A while back, Business Week journalist, Stephen Baker, wrote an interesting piece over at Blogspotting an online addition to the magazine. Its title was, Knowledge workers: We’re on our own.
He wrote: “Face it, knowledge workers, if we’re not already freelancing, we’re heading in that direction. I’m typing this on a company-owned laptop, but Gartner predicts that within three years, one in 10 companies will be forcing employees to provide their own laptops. I’m surprised the number isn’t higher.”
He painted a grim picture : “Increasingly, we’ll be on our own.” Grim for some, at least. But I can see it would be tough for the gregarious types who are addicted to office politics and the water-cooler mafia.
He continued: “Why is this happening? Companies have the data and the intelligence now to cut the jobs they need done into tiny slices, each one going to the person best equipped to handle it anywhere on the globe. It’s a virtual assembly line.”
Now comes the juicy part of Baker’s idea. For those who write online more in hope than expectation, this is a Business Week endorsement:
“So what do we do? For starters, we blog. That way we build our individual brands, our knowledge, and our network of connections. These are going to be ever more vital assets in the years ahead.

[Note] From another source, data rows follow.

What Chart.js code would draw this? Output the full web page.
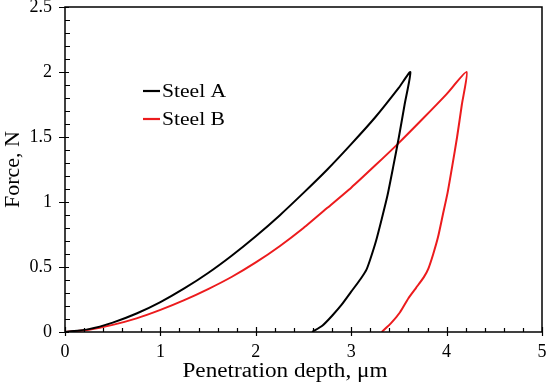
<!DOCTYPE html>
<html lang="en">
<head>
    <meta charset="UTF-8">
    <title>Force vs penetration depth</title>
    <script src="https://cdn.jsdelivr.net/npm/chart.js"></script>
    <style>
        html, body { margin: 0; padding: 0; background: #fff; }
        #wrap { width: 550px; height: 388px; }
    </style>
</head>
<body>
<div id="wrap"><canvas id="forceChart"></canvas></div>

<script>
// Steel A: loading then unloading (depth in um, force in N)
const steelA_depth = [0, 0.25, 0.5, 0.75, 1.0, 1.25, 1.5, 1.75, 2.0, 2.25, 2.5, 2.75, 3.0, 3.25, 3.5, 3.62,
                      3.56, 3.50, 3.44, 3.38, 3.32, 3.26, 3.20, 3.16, 3.10, 3.00, 2.90, 2.80, 2.70, 2.59];
const steelA_force = [0, 0.022, 0.072, 0.142, 0.23, 0.335, 0.454, 0.589, 0.737, 0.897, 1.07, 1.25, 1.445, 1.65, 1.88, 2.0,
                      1.75, 1.50, 1.27, 1.05, 0.87, 0.70, 0.56, 0.48, 0.41, 0.31, 0.21, 0.125, 0.05, 0];

// Steel B
const steelB_depth = [0, 0.25, 0.5, 0.75, 1.0, 1.25, 1.5, 1.75, 2.0, 2.25, 2.5, 2.75, 3.0, 3.25, 3.5, 3.75, 4.0, 4.21,
                      4.16, 4.11, 4.06, 4.01, 3.96, 3.91, 3.86, 3.81, 3.76, 3.68, 3.60, 3.51, 3.42, 3.32];
const steelB_force = [0, 0.018, 0.055, 0.105, 0.17, 0.245, 0.33, 0.425, 0.535, 0.66, 0.80, 0.955, 1.11, 1.28, 1.455, 1.64, 1.83, 2.0,
                      1.75, 1.50, 1.28, 1.07, 0.90, 0.73, 0.60, 0.49, 0.42, 0.34, 0.26, 0.15, 0.07, 0];

const seriesNames = ['Steel A', 'Steel B'];
const seriesColors = ['#000000', '#ec1b1d'];
const xTitle = 'Penetration depth, \u03bcm';
const yTitle = 'Force, N';

const SERIF = '"Liberation Serif", "Times New Roman", serif';

function toPoints(xs, ys) {
    return xs.map((x, i) => ({ x: x, y: ys[i] }));
}

// frame, inward minor ticks, axis titles and legend
const decorations = {
    id: 'decorations',
    afterDraw(chart) {
        const ctx = chart.ctx;
        const area = chart.chartArea;
        const xs = chart.scales.x;
        const ys = chart.scales.y;
        ctx.save();
        ctx.strokeStyle = '#000';
        ctx.lineWidth = 1.5;
        ctx.strokeRect(area.left, area.top, area.right - area.left, area.bottom - area.top);

        ctx.lineWidth = 1.2;
        ctx.beginPath();
        // x ticks
        for (let i = 0; i <= 50; i++) {
            const v = i / 10;
            const px = Math.round(xs.getPixelForValue(v)) + 0.5;
            if (i % 10 === 0) {
                ctx.moveTo(px, area.bottom - 5);
                ctx.lineTo(px, area.bottom + 4);
            } else if (i % 2 === 0) {
                ctx.moveTo(px, area.bottom);
                ctx.lineTo(px, area.bottom - 4);
            }
        }
        // y ticks
        for (let i = 0; i <= 25; i++) {
            const v = i / 10;
            const py = Math.round(ys.getPixelForValue(v)) + 0.5;
            if (i % 5 === 0) {
                ctx.moveTo(area.left - 6, py);
                ctx.lineTo(area.left + 4, py);
            } else {
                ctx.moveTo(area.left, py);
                ctx.lineTo(area.left + 5, py);
            }
        }
        ctx.stroke();

        // axis titles
        ctx.fillStyle = '#000';
        ctx.font = '20px ' + SERIF;
        ctx.textAlign = 'center';
        ctx.textBaseline = 'alphabetic';
        ctx.save();
        ctx.translate(285, 377);
        ctx.scale(1.16, 1);
        ctx.fillText(xTitle, 0, 0);
        ctx.restore();
        ctx.save();
        ctx.font = '22px ' + SERIF;
        ctx.translate(19, (area.top + area.bottom) / 2);
        ctx.rotate(-Math.PI / 2);
        ctx.fillText(yTitle, 0, 0);
        ctx.restore();

        // legend
        ctx.font = '18px ' + SERIF;
        ctx.textAlign = 'left';
        ctx.textBaseline = 'middle';
        const legendY = [91, 119];
        seriesNames.forEach((name, i) => {
            ctx.strokeStyle = seriesColors[i];
            ctx.lineWidth = 2.2;
            ctx.beginPath();
            ctx.moveTo(143, legendY[i]);
            ctx.lineTo(160, legendY[i]);
            ctx.stroke();
            ctx.fillStyle = '#000';
            ctx.save();
            ctx.translate(162, legendY[i] + 1);
            ctx.scale(1.2, 1);
            ctx.fillText(name, 0, 0);
            ctx.restore();
        });
        ctx.restore();
    }
};

const ctx = document.getElementById('forceChart').getContext('2d');
new Chart(ctx, {
    type: 'scatter',
    data: {
        datasets: [
            {
                label: seriesNames[0],
                data: toPoints(steelA_depth, steelA_force),
                showLine: true,
                borderColor: seriesColors[0],
                borderWidth: 2,
                pointRadius: 0,
                tension: 0.2
            },
            {
                label: seriesNames[1],
                data: toPoints(steelB_depth, steelB_force),
                showLine: true,
                borderColor: seriesColors[1],
                borderWidth: 2,
                pointRadius: 0,
                tension: 0.2
            }
        ]
    },
    options: {
        responsive: true,
        maintainAspectRatio: false,
        animation: false,
        layout: { padding: { left: 0, right: 8, top: 7, bottom: 0 } },
        plugins: {
            legend: { display: false },
            tooltip: { enabled: false }
        },
        scales: {
            x: {
                type: 'linear',
                min: 0,
                max: 5,
                grid: { display: false, drawTicks: false },
                border: { display: false },
                ticks: {
                    stepSize: 1,
                    padding: 9,
                    color: '#000',
                    font: { family: SERIF, size: 18 }
                },
                afterFit(scale) {
                    scale.height = 56;
                    scale.paddingLeft = 0;
                    scale.paddingRight = 0;
                }
            },
            y: {
                type: 'linear',
                min: 0,
                max: 2.5,
                grid: { display: false, drawTicks: false },
                border: { display: false },
                ticks: {
                    stepSize: 0.5,
                    padding: 13,
                    color: '#000',
                    font: { family: SERIF, size: 18 },
                    callback: value => String(value)
                },
                afterFit(scale) {
                    scale.width = 65;
                    scale.paddingTop = 0;
                    scale.paddingBottom = 0;
                }
            }
        }
    },
    plugins: [decorations]
});
</script>
</body>
</html>
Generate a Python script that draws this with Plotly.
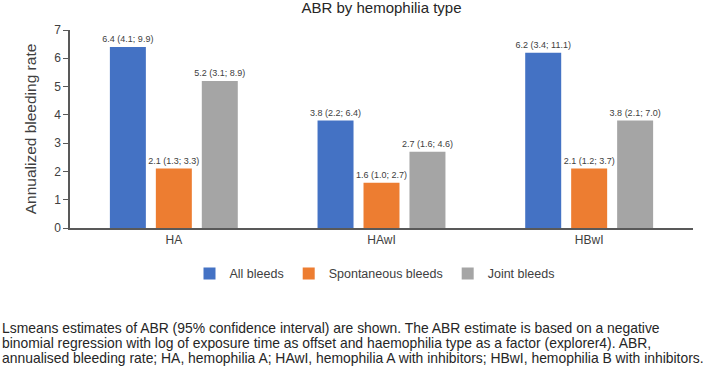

If we do a good enough job building them, companies may decide to bid for our services fulltime, even throwing in insurance and a 401K.”
Soon, in the “ecosystem that’s unfolding, one teeming with knowledge entrepreneurs, I’m betting that most of us, by choice or circumstance, are going to be running our own show.”
This is happening now and, as Stephen says, blogging is the centrepiece of that effort.